- Exercise instructions
Wherever "matplotlib" appears in a line, list that line.

- Collected material

::::::::::

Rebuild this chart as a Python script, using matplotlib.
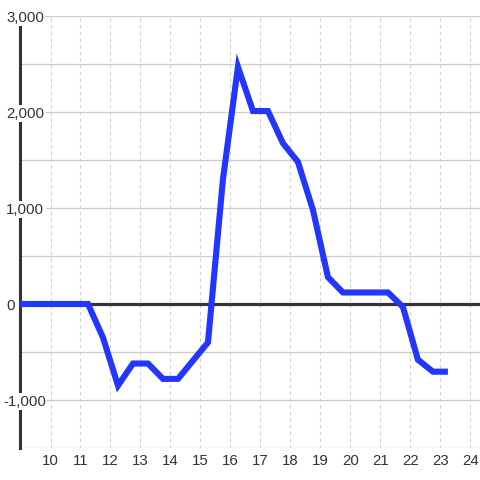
import matplotlib
matplotlib.use("Agg")
import matplotlib.pyplot as plt

# data
hours = [8.75, 9.25, 9.75, 10.25, 10.75, 11.25, 11.75, 12.25, 12.75, 13.25, 13.75,
         14.25, 14.75, 15.25, 15.75, 16.25, 16.75, 17.25, 17.75, 18.25, 18.75,
         19.25, 19.75, 20.25, 20.75, 21.25, 21.75, 22.25, 22.75, 23.25]
values = [0, 0, 0, 0, 0, 0, -350, -850, -620, -620, -780,
          -780, -590, -400, 1300, 2470, 2010, 2010, 1675, 1480, 980,
          280, 120, 120, 120, 120, -30, -580, -705, -705]
x_ticks = list(range(10, 25))
y_label_vals = [3000, 2000, 1000, 0, -1000]
y_grid_vals = [-1500, -1000, -500, 0, 500, 1000, 1500, 2000, 2500, 3000]

plt.rcParams['font.family'] = ['Liberation Sans', 'DejaVu Sans']

fig = plt.figure(figsize=(4.8, 4.8), dpi=100)
fig.patch.set_facecolor('white')
ax = fig.add_axes([20/480, 32/480, 460/480, 432/480])
ax.set_facecolor('white')

ax.set_xlim(8.983, 24.32)
ax.set_ylim(-1500, 3000)

for v in y_grid_vals:
    ax.axhline(v, color='#cccccc', lw=0.9, zorder=1)
for t in x_ticks:
    ax.axvline(t, color='#cfcfcf', lw=0.8, ls=(0, (3, 3)), zorder=1)

ax.axhline(0, color='#333333', lw=2.3, zorder=2)

ax.plot(hours, values, color='#2236ff', lw=4.4, solid_joinstyle='miter',
        solid_capstyle='butt', zorder=4)

for s in ['top', 'right', 'bottom']:
    ax.spines[s].set_visible(False)
ax.spines['left'].set_color('#333333')
ax.spines['left'].set_linewidth(2.2)
ax.spines['left'].set_bounds(-1500, 2915)
ax.spines['left'].set_zorder(3)

ax.set_yticks([])
ax.set_xticks(x_ticks)
ax.set_xticklabels([str(t) for t in x_ticks], fontsize=10.8, color='#333333')
ax.tick_params(axis='x', length=0, pad=4)

tr = ax.get_yaxis_transform()
for v in y_label_vals:
    lab = f"{v:,}"
    xpos = (6 - 20) / 460 if v >= 0 else (3 - 20) / 460
    ax.text(xpos, v, lab, transform=tr, ha='left', va='center_baseline',
            fontsize=10.8, color='#333333', zorder=6, clip_on=False,
            bbox=dict(boxstyle='square,pad=0.1', fc='white', ec='none'))

fig.savefig('out.png', dpi=100, facecolor='white')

::::::::::

- Response to the task
Rebuild this chart as a Python script, using matplotlib.
import matplotlib
matplotlib.use("Agg")
import matplotlib.pyplot as plt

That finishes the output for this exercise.